* What you need to do *
Extract everything from the first line through the line with "return [h, percent[i]];", both ends included, except for any pictures.

* Supplied material *

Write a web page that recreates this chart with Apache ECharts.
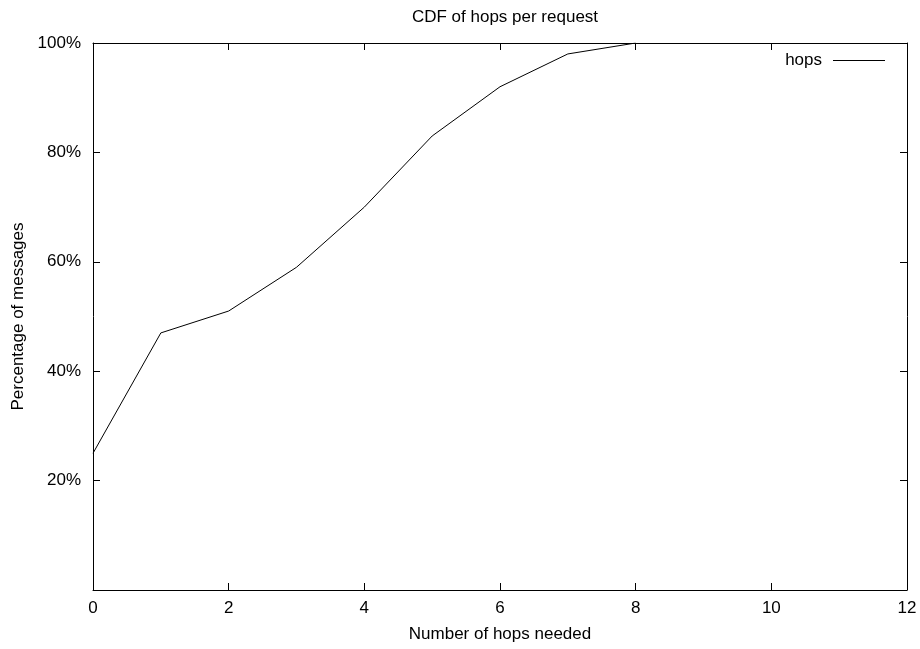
<!DOCTYPE html>
<html>
<head>
<meta charset="utf-8">
<script src="https://cdn.jsdelivr.net/npm/echarts@6/dist/echarts.min.js"></script>
<style>
html,body{margin:0;padding:0;background:#fff;}
#main{width:920px;height:649px;}
</style>
</head>
<body>
<div id="main"></div>
<script>
// data
var hops = [0, 1, 2, 3, 4, 5, 6, 7, 8];
var percent = [25, 47, 51, 59, 70, 83, 92, 98, 100];
var xTicks = [0, 2, 4, 6, 8, 10, 12];
var yTicks = [0, 20, 40, 60, 80, 100];

var points = hops.map(function(h, i){ return [h, percent[i]]; });

var chart = echarts.init(document.getElementById("main"));
var font = "Liberation Sans, Arial, sans-serif";
var fs = 17;
var axisLine = {show: true, onZero: false, lineStyle: {color: "#000", width: 1}};
var tick = {show: true, inside: true, length: 7, lineStyle: {color: "#000"}};

var option = {
  animation: false,
  backgroundColor: "#fff",
  title: {
    text: "CDF of hops per request",
    left: 500, top: 4, textAlign: "center",
    textStyle: {fontFamily: font, fontSize: fs, fontWeight: "normal", color: "#000"}
  },
  legend: {
    data: ["hops"],
    right: 30, top: 47,
    align: "right",
    itemGap: 0,
    icon: "path://M0,0 L52,0 L52,1 L0,1 Z",
    itemWidth: 52, itemHeight: 1,
    textStyle: {fontFamily: font, fontSize: fs, color: "#000", padding: [0, 6, 0, 0]}
  },
  grid: {left: 93, right: 13, top: 43, bottom: 59},
  xAxis: [{
    type: "value", min: 0, max: 12, interval: 2,
    name: "Number of hops needed", nameLocation: "middle", nameGap: 36,
    nameTextStyle: {fontFamily: font, fontSize: fs, color: "#000"},
    axisLine: axisLine, axisTick: tick,
    axisLabel: {fontFamily: font, fontSize: fs, color: "#000", margin: 10},
    splitLine: {show: false}
  }, {
    type: "value", min: 0, max: 12, interval: 2, position: "top",
    axisLine: axisLine, axisTick: tick, axisLabel: {show: false}, splitLine: {show: false}
  }],
  yAxis: [{
    type: "value", min: 0, max: 100, interval: 20,
    name: "Percentage of messages", nameLocation: "middle", nameGap: 66,
    nameTextStyle: {fontFamily: font, fontSize: fs, color: "#000"},
    axisLine: axisLine, axisTick: tick,
    axisLabel: {
      fontFamily: font, fontSize: fs, color: "#000", margin: 12,
      formatter: function(v){ return yTicks.indexOf(v) > 0 ? v + "%" : ""; }
    },
    splitLine: {show: false}
  }, {
    type: "value", min: 0, max: 100, interval: 20, position: "right",
    axisLine: axisLine, axisTick: tick, axisLabel: {show: false}, splitLine: {show: false}
  }],
  series: [{
    name: "hops",
    type: "line",
    data: points,
    showSymbol: false,
    symbol: "none",
    lineStyle: {color: "#000", width: 1},
    itemStyle: {color: "#000"}
  }, {
    name: "frame",
    type: "line",
    xAxisIndex: 1, yAxisIndex: 1,
    data: [],
    symbol: "none",
    silent: true
  }]
};

chart.setOption(option);
</script>
</body>
</html>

* Response to the exercise *
Write a web page that recreates this chart with Apache ECharts.
<!DOCTYPE html>
<html>
<head>
<meta charset="utf-8">
<script src="https://cdn.jsdelivr.net/npm/echarts@6/dist/echarts.min.js"></script>
<style>
html,body{margin:0;padding:0;background:#fff;}
#main{width:920px;height:649px;}
</style>
</head>
<body>
<div id="main"></div>
<script>
// data
var hops = [0, 1, 2, 3, 4, 5, 6, 7, 8];
var percent = [25, 47, 51, 59, 70, 83, 92, 98, 100];
var xTicks = [0, 2, 4, 6, 8, 10, 12];
var yTicks = [0, 20, 40, 60, 80, 100];

var points = hops.map(function(h, i){ return [h, percent[i]]; });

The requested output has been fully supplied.